4. Be that as it may, it is the grievance of the Union that when the collective demands are pending before the National Tribunal, it had itself impleaded before the Tribunal to protect the interest of the members. The reasons appear to be obvious because when once the National Award was passed it binds all the employees. Apart from the matters which are pending before the Tribunal, there may be other demands which are not under adjudication by the Tribunal, but at the same time, tine management may refuse to entertain on the ground that it is not a recognised union. For the purpose of making demands by the Union, one need not be a recognised union and it is always open for the registered trade union to raise the demands and proceed with the same under the provisions of the Industrial Disputes Act. Illustratively, such demands may include individual demands, cases of individual employees and specific demands confined to a particular category of staff.

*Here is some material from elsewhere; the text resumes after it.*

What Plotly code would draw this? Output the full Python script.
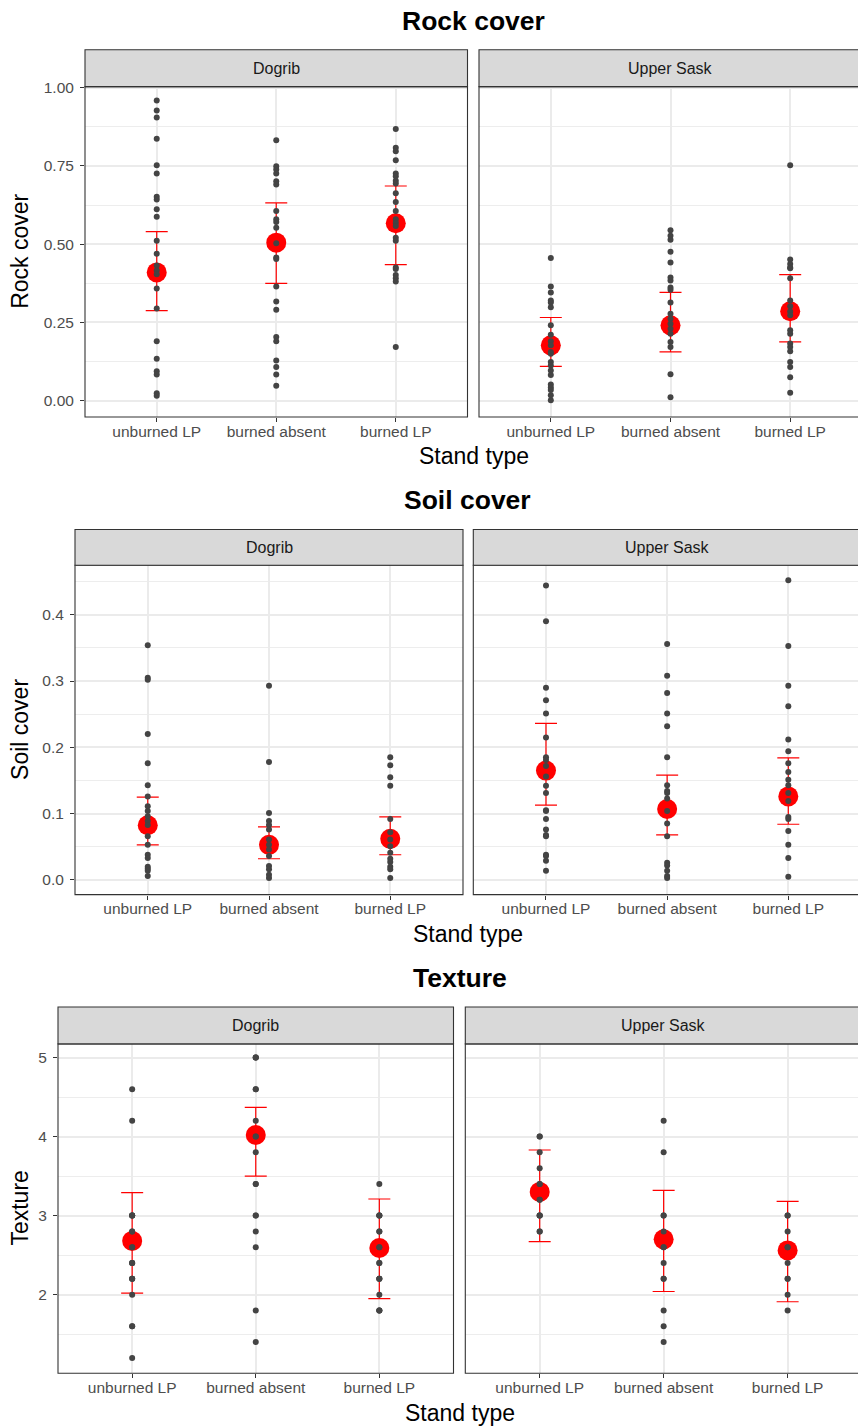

5. The Trade Union Act confers certain rights on the Registered Union to ventilate the grievance of the members of its union. The management is obliged to hear them and resolve its disputes as far as possible without resorting to the conciliation and adjudicator process. Though the management is not obliged to recognise the (2nd) respondent union, but at the same time it cannot refuse to hear the grievances voiced by it in respect Of service conditions of its members. The learned single Judge has categorically stated that the Appellant-Management being a State is expected to conduct itself in a fair and reasonable manner in the interest of Industrial peace and harmony. Therefore, recognising the union for the limited purpose of negotiation and settlement in respect of its members, cannot be construed as a recognition under the Code of Discipline. On the other hand, it improves the labour-management relations and paves the way for achieving optimum out-put. There is no provision under the Industrial Disputes Act or Trade Union Act, prohibiting the management from negotiating discussing or entering into settlement with the un-recognised union. It is only in cases where the demand of un-recognised union is already seized of by the recognised onion, such a demand would not be maintainable.

6. Thus, we do not find any infirmity in the order of the learned Single Judge. We are in full agreement with the order passed by the learned Single Judge. We find no merits in the Writ Appeal.

7. Accordingly, the Writ Appeal is dismissed, No costs.